The issue goes beyond business math it is shaping the structure of India’s recycling economy. The high 18% tax on scrap discourages small, compliant recyclers from operating within the GST system while incentivising cash-based informal trading where no tax is paid at all. As a result, legitimate operators find themselves undercut by those in the grey market. This has a domino effect: reduced formalisation, revenue losses for the government, and increased environmental costs as more waste ends up in landfills.
According to the Centre for Science and Environment’s (CSE) 2025 report “Relax the Tax,” informality dominates India’s waste sector 95% in paper and glass, 80% in plastics, 90% in e-waste, and 65% in metals. This leakage translates into an estimated ₹65,300 crore loss in potential GST revenue annually, compared to just ₹30,900 crore collected from formal recycling. Without reform, the imbalance could double by 2035.
At the heart of the debate is how GST is collected along the recycling chain. Much of India’s waste originates in unregistered or informal collection networks. Scrap passes through multiple small dealers before it reaches a formal recycler, with GST entering only at the final transaction. This weak link allows fake invoicing and paper-only trades to flourish, leaving compliant recyclers exposed to reversals and penalties if earlier dealers fail to deposit tax.
This inverted duty structure doesn’t just strain cash flow it discourages the very circular economy India is trying to build. When recycled materials face higher or inconsistent taxes than virgin materials, industries naturally shift toward cheaper, non-recycled inputs. This weakens demand for recycled goods and undermines sustainability targets.
Industry voices have long argued that a simple set of GST reforms could turn recycling into a thriving, tax-compliant, job-generating sector.
Among the key recommendations:
- Reduce GST on scrap from 18% to 5%, correcting the inverted duty structure, ensuring fairer pricing for recyclers, and reducing the incentive for tax evasion.
- Introduce Reverse Charge Mechanism (RCM), making recyclers directly responsible for paying GST to the government to eliminate paper-only dealer chains.
- Create separate tax categories for scrap, potentially setting a nominal 1% GST rate for “old scrap” sourced from the informal sector.

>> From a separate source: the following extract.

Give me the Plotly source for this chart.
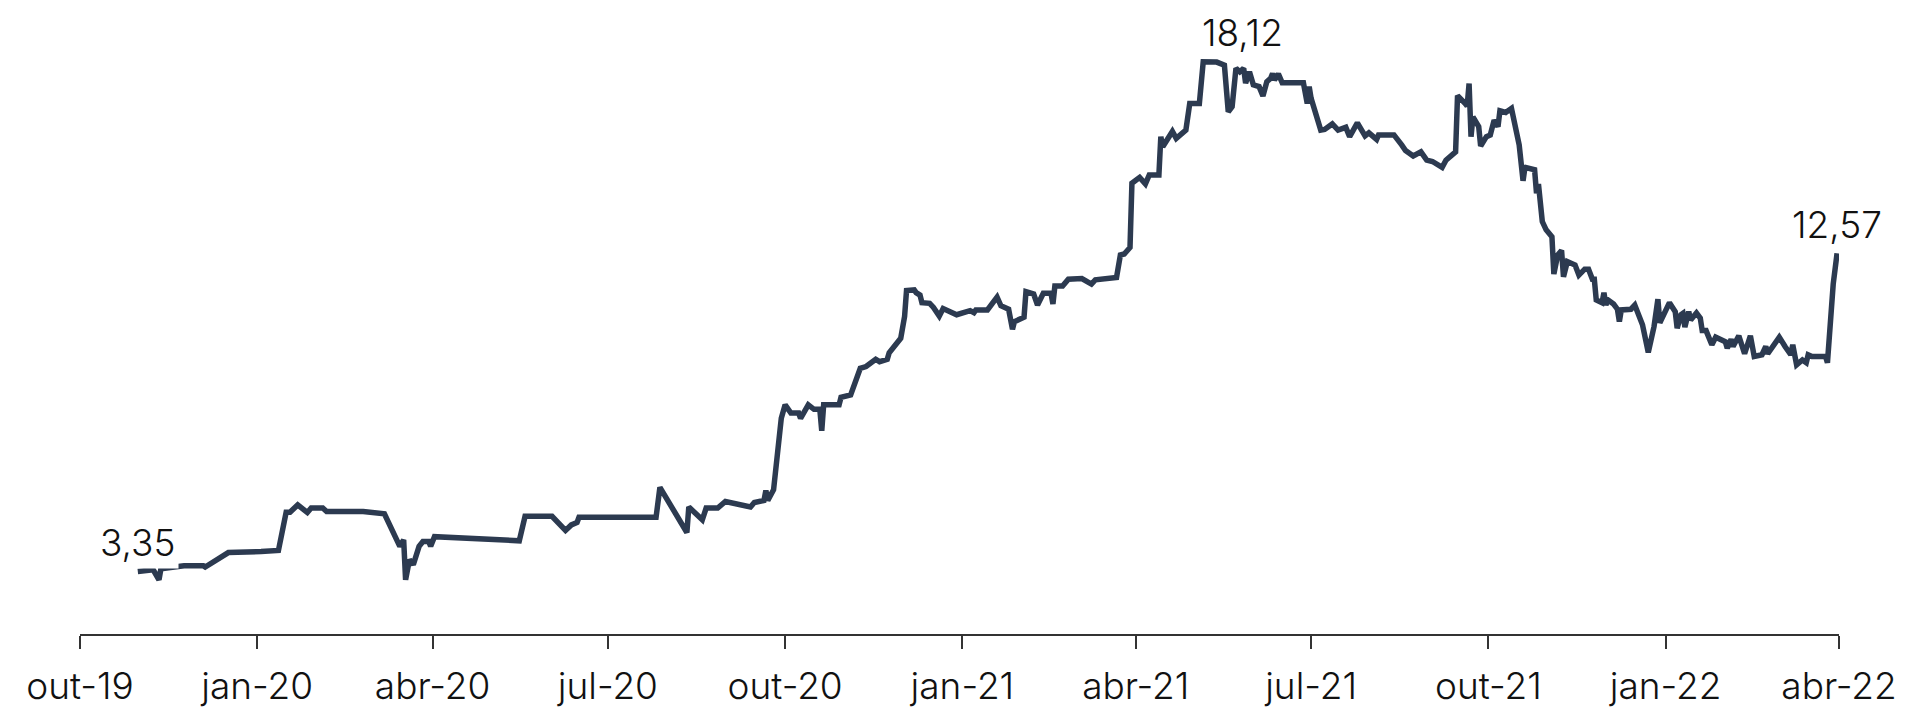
import plotly.graph_objects as go

# daily series (R$)
dates = [
    '2019-10-31', '2019-11-08', '2019-11-11', '2019-11-12', '2019-11-24', '2019-12-04', '2019-12-05',
    '2019-12-17', '2020-01-03', '2020-01-12', '2020-01-16', '2020-01-18', '2020-01-22', '2020-01-27',
    '2020-01-29', '2020-02-04', '2020-02-06', '2020-02-25', '2020-03-07', '2020-03-15', '2020-03-17',
    '2020-03-18', '2020-03-20', '2020-03-22', '2020-03-25', '2020-03-27', '2020-03-30', '2020-03-31',
    '2020-04-02', '2020-05-16', '2020-05-19', '2020-06-02', '2020-06-09', '2020-06-12', '2020-06-15',
    '2020-06-16', '2020-07-26', '2020-07-28', '2020-08-11', '2020-08-12', '2020-08-19', '2020-08-21',
    '2020-08-27', '2020-08-31', '2020-09-13', '2020-09-15', '2020-09-20', '2020-09-21', '2020-09-22',
    '2020-09-25', '2020-09-29', '2020-10-01', '2020-10-04', '2020-10-08', '2020-10-09', '2020-10-13',
    '2020-10-16', '2020-10-19', '2020-10-20', '2020-10-21', '2020-10-29', '2020-10-30', '2020-11-04',
    '2020-11-06', '2020-11-09', '2020-11-12', '2020-11-17', '2020-11-19', '2020-11-23', '2020-11-24',
    '2020-11-30', '2020-12-02', '2020-12-03', '2020-12-07', '2020-12-08', '2020-12-10', '2020-12-11',
    '2020-12-15', '2020-12-17', '2020-12-20', '2020-12-22', '2020-12-29', '2021-01-05', '2021-01-07',
    '2021-01-08', '2021-01-14', '2021-01-19', '2021-01-21', '2021-01-25', '2021-01-27', '2021-01-28',
    '2021-02-02', '2021-02-03', '2021-02-07', '2021-02-09', '2021-02-12', '2021-02-16', '2021-02-17',
    '2021-02-18', '2021-02-22', '2021-02-25', '2021-03-04', '2021-03-09', '2021-03-11', '2021-03-22',
    '2021-03-24', '2021-03-26', '2021-03-29', '2021-03-30', '2021-04-03', '2021-04-06', '2021-04-08',
    '2021-04-13', '2021-04-14', '2021-04-15', '2021-04-20', '2021-04-22', '2021-04-27', '2021-04-29',
    '2021-05-04', '2021-05-06', '2021-05-13', '2021-05-17', '2021-05-19', '2021-05-21', '2021-05-23',
    '2021-05-25', '2021-05-27', '2021-05-28', '2021-05-30', '2021-06-01', '2021-06-04', '2021-06-06',
    '2021-06-08', '2021-06-10', '2021-06-11', '2021-06-12', '2021-06-14', '2021-06-16', '2021-06-27',
    '2021-06-29', '2021-06-30', '2021-07-01', '2021-07-06', '2021-07-08', '2021-07-12', '2021-07-15',
    '2021-07-19', '2021-07-21', '2021-07-25', '2021-07-29', '2021-07-31', '2021-08-04', '2021-08-05',
    '2021-08-13', '2021-08-17', '2021-08-19', '2021-08-23', '2021-08-27', '2021-08-30', '2021-09-02',
    '2021-09-07', '2021-09-09', '2021-09-14', '2021-09-15', '2021-09-19', '2021-09-20', '2021-09-21',
    '2021-09-22', '2021-09-23', '2021-09-26', '2021-09-27', '2021-09-30', '2021-10-02', '2021-10-04',
    '2021-10-06', '2021-10-07', '2021-10-10', '2021-10-13', '2021-10-17', '2021-10-19', '2021-10-20',
    '2021-10-25', '2021-10-26', '2021-10-27', '2021-10-29', '2021-10-31', '2021-11-03', '2021-11-04',
    '2021-11-06', '2021-11-08', '2021-11-09', '2021-11-11', '2021-11-15', '2021-11-17', '2021-11-20',
    '2021-11-22', '2021-11-24', '2021-11-25', '2021-11-26', '2021-11-29', '2021-11-30', '2021-12-01',
    '2021-12-02', '2021-12-05', '2021-12-07', '2021-12-08', '2021-12-09', '2021-12-14', '2021-12-16',
    '2021-12-19', '2021-12-20', '2021-12-23', '2021-12-26', '2021-12-28', '2021-12-29', '2022-01-03',
    '2022-01-06', '2022-01-07', '2022-01-09', '2022-01-10', '2022-01-11', '2022-01-13', '2022-01-14',
    '2022-01-17', '2022-01-19', '2022-01-20', '2022-01-22', '2022-01-25', '2022-01-27', '2022-02-01',
    '2022-02-02', '2022-02-04', '2022-02-05', '2022-02-08', '2022-02-11', '2022-02-14', '2022-02-16',
    '2022-02-20', '2022-02-22', '2022-02-23', '2022-03-01', '2022-03-04', '2022-03-07', '2022-03-08',
    '2022-03-10', '2022-03-13', '2022-03-15', '2022-03-16', '2022-03-18', '2022-03-25', '2022-03-26',
    '2022-03-29', '2022-03-31',
]
prices = [
    3.35, 3.40, 3.11, 3.43, 3.52, 3.52, 3.48,
    3.90, 3.93, 3.96, 5.07, 5.07, 5.28, 5.06,
    5.19, 5.19, 5.09, 5.09, 5.02, 4.08, 4.27,
    3.11, 3.69, 3.55, 4.08, 4.22, 4.22, 4.08,
    4.36, 4.24, 4.95, 4.95, 4.54, 4.70, 4.77,
    4.92, 4.92, 5.79, 4.48, 5.22, 4.85, 5.19,
    5.19, 5.38, 5.22, 5.35, 5.41, 5.70, 5.41,
    5.72, 7.79, 8.18, 7.94, 7.94, 7.79, 8.18,
    8.05, 8.05, 7.43, 8.18, 8.18, 8.40, 8.47,
    8.83, 9.24, 9.29, 9.50, 9.43, 9.50, 9.69,
    10.11, 10.74, 11.49, 11.51, 11.43, 11.36, 11.14,
    11.12, 11.00, 10.75, 10.97, 10.79, 10.91, 10.85,
    10.93, 10.93, 11.30, 11.05, 10.95, 10.37, 10.59,
    10.72, 11.46, 11.39, 11.07, 11.41, 11.41, 11.10,
    11.62, 11.62, 11.82, 11.84, 11.68, 11.80, 11.87,
    12.52, 12.55, 12.74, 14.60, 14.77, 14.58, 14.84,
    14.84, 15.95, 15.66, 16.10, 15.90, 16.14, 16.91,
    16.91, 18.12, 18.11, 18.02, 16.67, 16.82, 17.93,
    17.83, 17.93, 17.50, 17.83, 17.45, 17.40, 17.13,
    17.54, 17.64, 17.78, 17.59, 17.77, 17.51, 17.51,
    16.91, 17.40, 17.06, 16.14, 16.16, 16.32, 16.14,
    16.22, 15.95, 16.35, 15.97, 16.06, 15.87, 16.00,
    16.00, 15.71, 15.55, 15.39, 15.51, 15.27, 15.23,
    15.06, 15.27, 15.51, 17.14, 16.91, 16.84, 17.49,
    15.95, 16.52, 16.24, 15.68, 15.95, 16.00, 16.43,
    16.24, 16.70, 16.65, 16.77, 15.71, 14.67, 15.06,
    14.99, 14.31, 14.58, 13.49, 13.25, 13.05, 11.97,
    12.52, 12.65, 11.89, 12.33, 12.23, 11.94, 12.11,
    12.11, 11.82, 11.82, 11.22, 11.14, 11.43, 11.07,
    11.22, 11.10, 10.95, 10.59, 10.93, 10.95, 11.07,
    10.62, 10.50, 9.70, 10.45, 11.24, 10.56, 11.14,
    10.88, 10.40, 10.79, 10.83, 10.43, 10.88, 10.64,
    10.84, 10.69, 10.33, 10.33, 9.92, 10.14, 10.01,
    9.82, 10.08, 9.87, 10.18, 9.66, 10.18, 9.58,
    9.63, 9.87, 9.66, 10.14, 9.87, 9.63, 9.92,
    9.34, 9.48, 9.40, 9.63, 9.58, 9.58, 9.40,
    11.68, 12.57,
]

tick_dates = ['2019-10-01', '2020-01-01', '2020-04-01', '2020-07-01', '2020-10-01', '2021-01-01',
              '2021-04-01', '2021-07-01', '2021-10-01', '2022-01-01', '2022-04-01']
tick_labels = ['out-19', 'jan-20', 'abr-20', 'jul-20', 'out-20', 'jan-21',
               'abr-21', 'jul-21', 'out-21', 'jan-22', 'abr-22']

# points with a value label: first, max, last
label_dates = ['2019-10-31', '2021-05-06', '2022-03-31']
label_values = [3.35, 18.12, 12.57]

line_color = '#2c3a50'
font_family = 'Inter, Roboto, sans-serif'
text_font = dict(family=font_family, size=37, color='#111111', weight=300)

fig = go.Figure(go.Scatter(
    x=dates, y=prices, mode='lines',
    line=dict(color=line_color, width=5.5),
    hoverinfo='skip',
))

xshifts = [0, 39, 0]
for d, v, dx in zip(label_dates, label_values, xshifts):
    fig.add_annotation(
        x=d, y=v, text=f'{v:.2f}'.replace('.', ','),
        showarrow=False, xanchor='center', yanchor='middle',
        xshift=dx, yshift=29,
        bgcolor='white', borderpad=3,
        font=text_font,
    )

# the page body adds an 8px offset, margins compensate for it
fig.update_layout(
    width=1920, height=725,
    margin=dict(l=72, r=89, t=12, b=99),
    plot_bgcolor='white', paper_bgcolor='white',
    showlegend=False,
    font=text_font,
    xaxis=dict(
        range=['2019-10-01', '2022-04-01'],
        tickvals=tick_dates, ticktext=tick_labels,
        showgrid=False, zeroline=False,
        showline=True, linecolor='#333333', linewidth=1.5,
        ticks='outside', ticklen=13, tickwidth=1.5, tickcolor='#333333',
        ticklabelstandoff=6,
        tickfont=text_font,
    ),
    yaxis=dict(
        range=[1.54, 19.33],
        visible=False, showgrid=False, zeroline=False,
    ),
)

fig.write_html('out.html')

- Streamline refund processes to ease the cash-flow crunch for small recyclers and promote timely ITC utilisation.
Industry experts say that fixing these tax distortions could unlock billions in private investment and create over a million new green jobs across the recycling ecosystem. CSE’s projections show that reforms particularly lower scrap rates and faster refund cycles could double formal recycling capacity while saving thousands of tonnes of waste from landfills annually.
The message from industry and experts is clear: the current tax design discourages formal recycling, drains liquidity, and punishes the compliant. A rationalised GST system with lower scrap rates, quicker refunds, and an efficient RCM mechanism can reverse this imbalance driving growth, compliance, and sustainability together.